*** Dataset extract ***

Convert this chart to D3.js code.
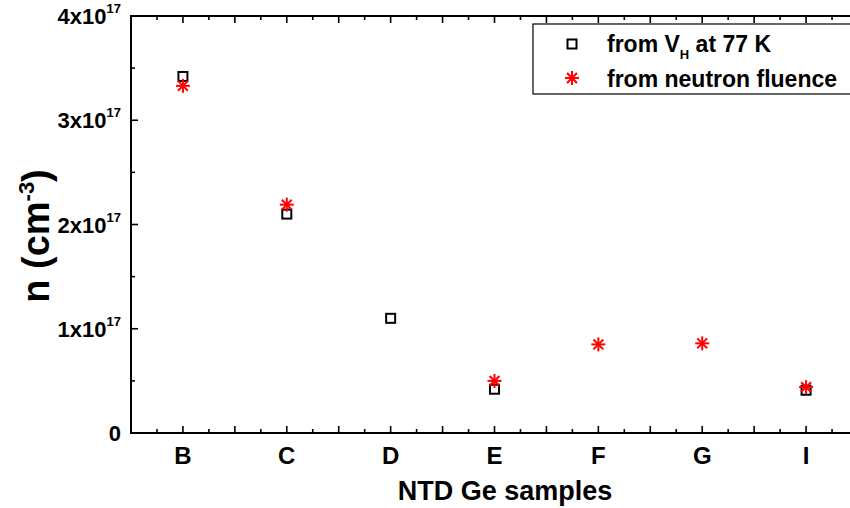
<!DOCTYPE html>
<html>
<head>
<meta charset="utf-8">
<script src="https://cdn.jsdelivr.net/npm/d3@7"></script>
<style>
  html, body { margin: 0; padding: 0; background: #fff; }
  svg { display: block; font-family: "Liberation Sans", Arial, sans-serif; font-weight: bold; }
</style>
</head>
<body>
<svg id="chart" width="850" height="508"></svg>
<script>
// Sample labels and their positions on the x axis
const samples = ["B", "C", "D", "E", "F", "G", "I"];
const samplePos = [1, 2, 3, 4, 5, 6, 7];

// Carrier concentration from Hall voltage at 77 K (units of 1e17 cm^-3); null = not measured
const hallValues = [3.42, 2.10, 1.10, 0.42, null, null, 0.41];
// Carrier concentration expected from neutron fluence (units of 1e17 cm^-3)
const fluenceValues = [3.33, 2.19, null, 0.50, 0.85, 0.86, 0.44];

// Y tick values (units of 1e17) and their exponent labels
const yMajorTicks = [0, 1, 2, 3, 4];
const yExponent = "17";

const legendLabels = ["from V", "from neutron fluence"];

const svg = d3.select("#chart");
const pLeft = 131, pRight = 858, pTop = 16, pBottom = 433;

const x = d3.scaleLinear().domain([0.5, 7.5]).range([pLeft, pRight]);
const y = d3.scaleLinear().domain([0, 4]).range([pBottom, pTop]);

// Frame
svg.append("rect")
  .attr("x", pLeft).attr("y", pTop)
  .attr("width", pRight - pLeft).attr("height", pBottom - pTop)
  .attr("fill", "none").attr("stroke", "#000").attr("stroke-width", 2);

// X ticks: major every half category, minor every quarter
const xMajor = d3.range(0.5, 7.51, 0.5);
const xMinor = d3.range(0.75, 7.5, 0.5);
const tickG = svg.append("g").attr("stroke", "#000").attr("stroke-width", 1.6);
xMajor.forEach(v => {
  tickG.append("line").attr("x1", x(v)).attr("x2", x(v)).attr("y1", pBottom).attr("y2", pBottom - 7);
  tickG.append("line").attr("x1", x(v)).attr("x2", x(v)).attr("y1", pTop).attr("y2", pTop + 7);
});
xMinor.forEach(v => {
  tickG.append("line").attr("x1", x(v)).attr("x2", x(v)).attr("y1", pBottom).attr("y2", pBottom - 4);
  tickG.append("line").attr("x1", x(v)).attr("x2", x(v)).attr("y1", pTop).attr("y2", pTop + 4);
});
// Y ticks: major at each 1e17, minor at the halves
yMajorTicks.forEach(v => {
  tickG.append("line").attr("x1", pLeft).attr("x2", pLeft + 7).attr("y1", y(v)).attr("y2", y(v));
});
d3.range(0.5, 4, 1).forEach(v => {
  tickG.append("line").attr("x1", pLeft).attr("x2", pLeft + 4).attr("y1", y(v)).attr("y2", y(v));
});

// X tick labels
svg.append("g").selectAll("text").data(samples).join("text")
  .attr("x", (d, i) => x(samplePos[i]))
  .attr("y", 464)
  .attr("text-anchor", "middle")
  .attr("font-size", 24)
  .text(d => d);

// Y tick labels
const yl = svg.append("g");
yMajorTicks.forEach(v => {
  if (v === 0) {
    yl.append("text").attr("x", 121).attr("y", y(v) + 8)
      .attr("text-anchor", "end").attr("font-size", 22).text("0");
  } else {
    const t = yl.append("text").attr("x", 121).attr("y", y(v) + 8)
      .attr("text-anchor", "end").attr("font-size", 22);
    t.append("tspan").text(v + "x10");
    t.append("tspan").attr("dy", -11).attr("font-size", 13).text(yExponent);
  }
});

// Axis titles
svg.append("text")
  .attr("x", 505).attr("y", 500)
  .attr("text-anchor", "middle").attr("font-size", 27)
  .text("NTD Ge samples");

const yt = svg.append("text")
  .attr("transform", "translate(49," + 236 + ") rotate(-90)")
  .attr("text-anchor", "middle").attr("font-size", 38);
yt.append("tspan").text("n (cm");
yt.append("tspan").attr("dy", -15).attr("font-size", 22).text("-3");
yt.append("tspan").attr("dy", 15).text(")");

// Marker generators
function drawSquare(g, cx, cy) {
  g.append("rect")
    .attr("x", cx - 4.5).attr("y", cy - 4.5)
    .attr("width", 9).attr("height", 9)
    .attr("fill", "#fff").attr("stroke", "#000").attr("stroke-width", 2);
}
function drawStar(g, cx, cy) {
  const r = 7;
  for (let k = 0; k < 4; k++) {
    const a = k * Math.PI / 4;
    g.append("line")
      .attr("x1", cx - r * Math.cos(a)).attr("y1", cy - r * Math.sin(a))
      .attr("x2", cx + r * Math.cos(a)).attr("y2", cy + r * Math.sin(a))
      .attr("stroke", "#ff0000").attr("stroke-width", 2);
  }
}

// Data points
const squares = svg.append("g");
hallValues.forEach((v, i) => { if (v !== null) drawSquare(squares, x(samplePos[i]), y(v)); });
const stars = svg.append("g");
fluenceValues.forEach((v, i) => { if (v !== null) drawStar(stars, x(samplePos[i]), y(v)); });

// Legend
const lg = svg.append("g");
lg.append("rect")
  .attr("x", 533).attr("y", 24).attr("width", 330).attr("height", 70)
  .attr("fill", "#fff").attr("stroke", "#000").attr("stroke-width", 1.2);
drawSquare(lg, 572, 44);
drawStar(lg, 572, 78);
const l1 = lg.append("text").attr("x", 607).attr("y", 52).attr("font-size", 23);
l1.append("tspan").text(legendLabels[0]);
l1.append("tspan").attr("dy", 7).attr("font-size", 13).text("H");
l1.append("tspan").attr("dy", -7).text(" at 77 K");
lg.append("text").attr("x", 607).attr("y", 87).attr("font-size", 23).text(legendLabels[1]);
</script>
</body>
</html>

***

Restate the data above word for word. Do not include the images.

Task result
Convert this chart to D3.js code.
<!DOCTYPE html>
<html>
<head>
<meta charset="utf-8">
<script src="https://cdn.jsdelivr.net/npm/d3@7"></script>
<style>
  html, body { margin: 0; padding: 0; background: #fff; }
  svg { display: block; font-family: "Liberation Sans", Arial, sans-serif; font-weight: bold; }
</style>
</head>
<body>
<svg id="chart" width="850" height="508"></svg>
<script>
// Sample labels and their positions on the x axis
const samples = ["B", "C", "D", "E", "F", "G", "I"];
const samplePos = [1, 2, 3, 4, 5, 6, 7];

// Carrier concentration from Hall voltage at 77 K (units of 1e17 cm^-3); null = not measured
const hallValues = [3.42, 2.10, 1.10, 0.42, null, null, 0.41];
// Carrier concentration expected from neutron fluence (units of 1e17 cm^-3)
const fluenceValues = [3.33, 2.19, null, 0.50, 0.85, 0.86, 0.44];

// Y tick values (units of 1e17) and their exponent labels
const yMajorTicks = [0, 1, 2, 3, 4];
const yExponent = "17";

const legendLabels = ["from V", "from neutron fluence"];

const svg = d3.select("#chart");
const pLeft = 131, pRight = 858, pTop = 16, pBottom = 433;

const x = d3.scaleLinear().domain([0.5, 7.5]).range([pLeft, pRight]);
const y = d3.scaleLinear().domain([0, 4]).range([pBottom, pTop]);

// Frame
svg.append("rect")
  .attr("x", pLeft).attr("y", pTop)
  .attr("width", pRight - pLeft).attr("height", pBottom - pTop)
  .attr("fill", "none").attr("stroke", "#000").attr("stroke-width", 2);

// X ticks: major every half category, minor every quarter
const xMajor = d3.range(0.5, 7.51, 0.5);
const xMinor = d3.range(0.75, 7.5, 0.5);
const tickG = svg.append("g").attr("stroke", "#000").attr("stroke-width", 1.6);
xMajor.forEach(v => {
  tickG.append("line").attr("x1", x(v)).attr("x2", x(v)).attr("y1", pBottom).attr("y2", pBottom - 7);
  tickG.append("line").attr("x1", x(v)).attr("x2", x(v)).attr("y1", pTop).attr("y2", pTop + 7);
});
xMinor.forEach(v => {
  tickG.append("line").attr("x1", x(v)).attr("x2", x(v)).attr("y1", pBottom).attr("y2", pBottom - 4);
  tickG.append("line").attr("x1", x(v)).attr("x2", x(v)).attr("y1", pTop).attr("y2", pTop + 4);
});
// Y ticks: major at each 1e17, minor at the halves
yMajorTicks.forEach(v => {
  tickG.append("line").attr("x1", pLeft).attr("x2", pLeft + 7).attr("y1", y(v)).attr("y2", y(v));
});
d3.range(0.5, 4, 1).forEach(v => {
  tickG.append("line").attr("x1", pLeft).attr("x2", pLeft + 4).attr("y1", y(v)).attr("y2", y(v));
});

// X tick labels
svg.append("g").selectAll("text").data(samples).join("text")
  .attr("x", (d, i) => x(samplePos[i]))
  .attr("y", 464)
  .attr("text-anchor", "middle")
  .attr("font-size", 24)
  .text(d => d);

// Y tick labels
const yl = svg.append("g");
yMajorTicks.forEach(v => {
  if (v === 0) {
    yl.append("text").attr("x", 121).attr("y", y(v) + 8)
      .attr("text-anchor", "end").attr("font-size", 22).text("0");
  } else {
    const t = yl.append("text").attr("x", 121).attr("y", y(v) + 8)
      .attr("text-anchor", "end").attr("font-size", 22);
    t.append("tspan").text(v + "x10");
    t.append("tspan").attr("dy", -11).attr("font-size", 13).text(yExponent);
  }
});

// Axis titles
svg.append("text")
  .attr("x", 505).attr("y", 500)
  .attr("text-anchor", "middle").attr("font-size", 27)
  .text("NTD Ge samples");

const yt = svg.append("text")
  .attr("transform", "translate(49," + 236 + ") rotate(-90)")
  .attr("text-anchor", "middle").attr("font-size", 38);
yt.append("tspan").text("n (cm");
yt.append("tspan").attr("dy", -15).attr("font-size", 22).text("-3");
yt.append("tspan").attr("dy", 15).text(")");

// Marker generators
function drawSquare(g, cx, cy) {
  g.append("rect")
    .attr("x", cx - 4.5).attr("y", cy - 4.5)
    .attr("width", 9).attr("height", 9)
    .attr("fill", "#fff").attr("stroke", "#000").attr("stroke-width", 2);
}
function drawStar(g, cx, cy) {
  const r = 7;
  for (let k = 0; k < 4; k++) {
    const a = k * Math.PI / 4;
    g.append("line")
      .attr("x1", cx - r * Math.cos(a)).attr("y1", cy - r * Math.sin(a))
      .attr("x2", cx + r * Math.cos(a)).attr("y2", cy + r * Math.sin(a))
      .attr("stroke", "#ff0000").attr("stroke-width", 2);
  }
}

// Data points
const squares = svg.append("g");
hallValues.forEach((v, i) => { if (v !== null) drawSquare(squares, x(samplePos[i]), y(v)); });
const stars = svg.append("g");
fluenceValues.forEach((v, i) => { if (v !== null) drawStar(stars, x(samplePos[i]), y(v)); });

// Legend
const lg = svg.append("g");
lg.append("rect")
  .attr("x", 533).attr("y", 24).attr("width", 330).attr("height", 70)
  .attr("fill", "#fff").attr("stroke", "#000").attr("stroke-width", 1.2);
drawSquare(lg, 572, 44);
drawStar(lg, 572, 78);
const l1 = lg.append("text").attr("x", 607).attr("y", 52).attr("font-size", 23);
l1.append("tspan").text(legendLabels[0]);
l1.append("tspan").attr("dy", 7).attr("font-size", 13).text("H");
l1.append("tspan").attr("dy", -7).text(" at 77 K");
lg.append("text").attr("x", 607).attr("y", 87).attr("font-size", 23).text(legendLabels[1]);
</script>
</body>
</html>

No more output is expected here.